Bought my first Board [Burton M6 asymmetric] December 1990 and thew away my 205 cm giant slalom skis. 

Currently ride Deeluxe T700 Hard boots on a 174 cm Coiler VCAM, 164 cm Coiler All Mountain and a 175 cm Thirst Superconductor.

My goal is to leave trenches deep enough to make a difference.


----------



## TheSalamander (Mar 11, 2019)

Welcome, I'm 46 and just started snowboarding (day 5). I'm finding it much harder than skiing but will be buying a GNU Carbon Credit this weekend and will be ordering some Burton Step On boots for next season.

Enjoy and ride safe!

TheSalamander


----------



## MMSlasher (Mar 18, 2016)

Welcome and I bet riding switch on those boards is a lot of fun.


----------



## wrathfuldeity (Oct 5, 2007)

Chewie said:


> 59 years old.
> 
> Bought my first Board [Burton M6 asymmetric] December 1990 and thew away my 205 cm giant slalom skis.
> 
> ...



Nice and welcome! I'm 60 and a recent convert to AT hardboots for splitting and have old 2 alpine boards, but have not ridden them yet. Any tips for how to best start digging trenches with them? Btw have no problem carving and blasting groomers at 50-60 mph in softies.


----------



## snoway (Jan 25, 2017)

If snowboarding was easy, everyone would snowboard :wink:


----------



## Myoko (Dec 11, 2018)

Credit to anyone learning to snowboard for the first time over 50


----------



## Chewie (Mar 1, 2019)

wrathfuldeity said:


> Nice and welcome! I'm 60 and a recent convert to AT hardboots for splitting and have old 2 alpine boards, but have not ridden them yet. Any tips for how to best start digging trenches with them? Btw have no problem carving and blasting groomers at 50-60 mph in softies.

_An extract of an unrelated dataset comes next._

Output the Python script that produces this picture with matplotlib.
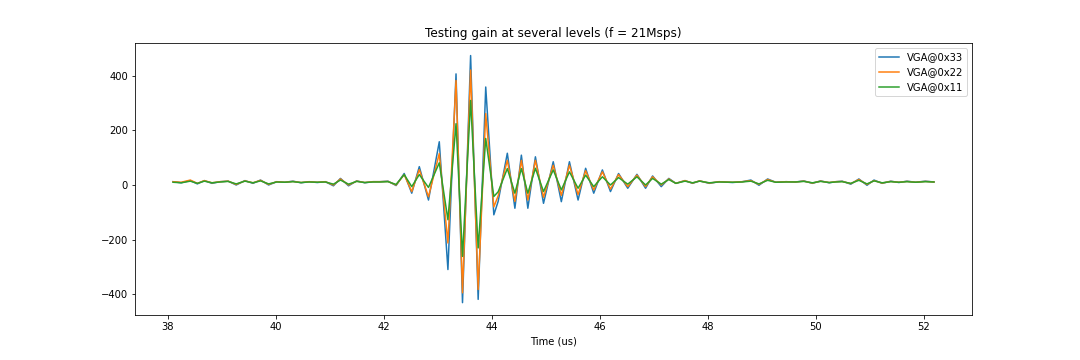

For Alpine Carving check out:

The Carver's Almanac - Hard booting and carving on an alpine snowboard: alpinecarving dot com 

Alpine Snowboarding Tech Articles: alpinesnowboarder dot com 

Alpine Snowboarder Forums Searchable advice, etc: forums dot alpinesnowboarder dot com


----------



## apt333 (Nov 29, 2018)

Damn. I thought my old Burton Baron 172 was long. That's quite a quiver.


----------